Miguel Ángel Olea Ortegón se iba a graduar del colegio público San Cayetano, de la localidad de Usme, en Bogotá, uno de los que no ofrece esos privilegios. Era un genio de la robótica, un autodidacta de 18 años que pertenecía a un grupo que representó al país en el Concurso "Lunabotics Mining Competition 2012" organizado por la NASA, donde obtuvo el segundo puesto entre 70 participantes de diferentes países del mundo, y ganador también del Concurso Distrital de Robótica organizado por la Secretaría de Educación.

El domingo 6 de abril murió después de haber ingerido veneno para ratas. La razón, según su madre, fue que perdió el año escolar. Las inasistencias -muchas, explica su familia, por representar al país o a su colegio- fueron el motivo para que sus maestros consideraran que no podía aprobar. Un muchacho que más allá de sus premios, había traspasado las limitaciones de la educación pública sintió que las instituciones le habían dado la espalda.

La tragedia de Miguel Ángel es la tragedia de un sistema educativo desigual. La educación privada de muy alta calidad concentra a las élites económicas que están dispuestas a pagar mucho por la educación de sus hijos, mientras la educación pública reúne a la población más pobre, con asignaciones presupuestales de apenas una décima parte de inversión anual por niño.

Enrique Peñalosa planteó durante su gobierno de Bogotá la idea de fortalecer los puentes entre la educación privada y la educación pública. En 1999 se empezaron a construir colegios que después serían entregados en concesión a instituciones privadas que pudieran demostrar su capacidad para ofrecer una educación pública digna y de calidad. Por cada estudiante a estos colegios se les entrega una suma de  dinero mensual. El proyecto se ampliaría años después a todo el país.

Una investigación del periódico El Espectador destapó hace más de un año lo que pasó con esa iniciativa. Aunque existen algunas honrosas excepciones, muchos de los beneficiados de esas concesiones se enriquecieron y solo entregaron una educación jodida para jodidos. Gustavo Petro trató, durante su interrumpido mandato, de recuperar el control de la educación pública de las garras de muchos de estos concesionarios. Hoy, estos mercaderes de la educación, celebran su destitución.

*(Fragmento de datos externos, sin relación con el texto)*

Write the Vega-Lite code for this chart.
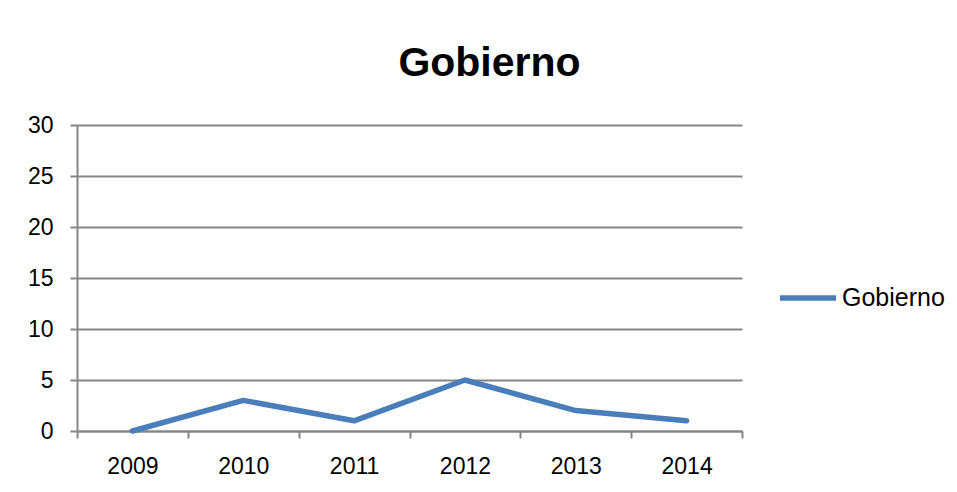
{
  "$schema": "https://vega.github.io/schema/vega-lite/v6.json",
  "width": 665,
  "height": 306,
  "autosize": {"type": "none"},
  "padding": {"left": 77, "top": 125, "right": 215, "bottom": 61},
  "background": "white",
  "title": {
    "text": "Gobierno",
    "font": "Liberation Sans",
    "fontSize": 41,
    "fontWeight": "bold",
    "color": "#000000",
    "anchor": "middle",
    "dx": 80,
    "offset": 29
  },
  "data": {
    "values": [
      {"year": "2009", "value": 0, "series": "Gobierno"},
      {"year": "2010", "value": 3, "series": "Gobierno"},
      {"year": "2011", "value": 1, "series": "Gobierno"},
      {"year": "2012", "value": 5, "series": "Gobierno"},
      {"year": "2013", "value": 2, "series": "Gobierno"},
      {"year": "2014", "value": 1, "series": "Gobierno"}
    ]
  },
  "mark": {"type": "line", "strokeWidth": 5.5, "strokeCap": "round", "strokeJoin": "round"},
  "encoding": {
    "x": {
      "field": "year",
      "type": "ordinal",
      "bandPosition": 0.5,
      "scale": {"type": "band", "paddingInner": 0, "paddingOuter": 0},
      "axis": {
        "title": null,
        "labelAngle": 0,
        "tickBand": "extent",
        "tickSize": 7,
        "tickColor": "#868686",
        "tickWidth": 2,
        "domainColor": "#868686",
        "domainWidth": 2,
        "labelFont": "Liberation Sans",
        "labelFontSize": 23,
        "labelColor": "#000000",
        "labelPadding": 17,
        "grid": false
      }
    },
    "y": {
      "field": "value",
      "type": "quantitative",
      "scale": {"domain": [0, 30]},
      "axis": {
        "title": null,
        "values": [0, 5, 10, 15, 20, 25, 30],
        "tickSize": 7,
        "tickColor": "#868686",
        "tickWidth": 2,
        "domainColor": "#868686",
        "domainWidth": 2,
        "gridColor": "#868686",
        "gridWidth": 2,
        "labelFont": "Liberation Sans",
        "labelFontSize": 23,
        "labelColor": "#000000",
        "labelPadding": 17
      }
    },
    "color": {
      "field": "series",
      "type": "nominal",
      "scale": {"range": ["#4A7EBB"]},
      "legend": {
        "title": null,
        "orient": "none",
        "legendX": 700,
        "legendY": 142,
        "symbolType": "stroke",
        "symbolStrokeWidth": 5.5,
        "symbolSize": 3136,
        "labelFont": "Liberation Sans",
        "labelFontSize": 25,
        "labelColor": "#000000",
        "labelOffset": 3
      }
    }
  },
  "config": {"view": {"stroke": null}}
}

En las últimas semanas los discursos y las agendas de las campañas presidenciales se llenaron de referencias hacia la educación. En un país con tantas urgencias, ésta nunca ha sido un tema que defina una campaña electoral.

La razón de este cambio es que Colombia ocupó el último lugar de las pruebas de la Organización para la Cooperación y el Desarrollo Económicos (OCDE), que midieron la habilidad de 9000 estudiantes de 15 años, para resolver problemas de la vida real con los que no están familiarizados. Los resultados de esta prueba optativa del informe PISA se acaban de dar a conocer, tres meses después de los resultados generales, en los que Colombia ocupó el puesto 62 entre los 65 participantes.

Inmediatamente los candidatos empezaron a repartir culpas y a prometer reformas, que ahora sí, supuestamente van a cambiar el escenario de la educación.

Aunque algunas cifras en Colombia pueden ser consideradas como positivas -el país gasta 4,8% de su PIB en educación, cifra cercana a México y Argentina-, muchos estudios indican que no basta una inyección de dinero al sistema, ni mejorar los salarios de los maestros o las promesas de aumentar horas y grados. Aunque una adecuada combinación de estas políticas puede dar algunos resultados, es necesario combatir la profunda segregación social que se perpetúa a través de una educación segmentada y que no propicia el encuentro de jóvenes de diferente origen socioeconómico.

Es un sistema educativo clasista, inequitativo, más preocupado por la cobertura que por la calidad, sin una agenda a largo plazo. Un sistema que requiere una transformación estructural, compensatoria y redistributiva que permita una nivelación de las oportunidades. Que el destino de un joven como Miguel Ángel Olea no esté marcado por la institución en la que haya estudiado.

“El político se convierte en estadista cuando comienza a pensar en las próximas generaciones y no en las próximas elecciones”, dijo Winston Churchill. Las elecciones son un buen momento para que el país vuelva la mirada hacia la educación, sobre todo la educación pública y la educación rural, si pretende algún día salir de la oscuridad y de la violencia que trae la desigualdad.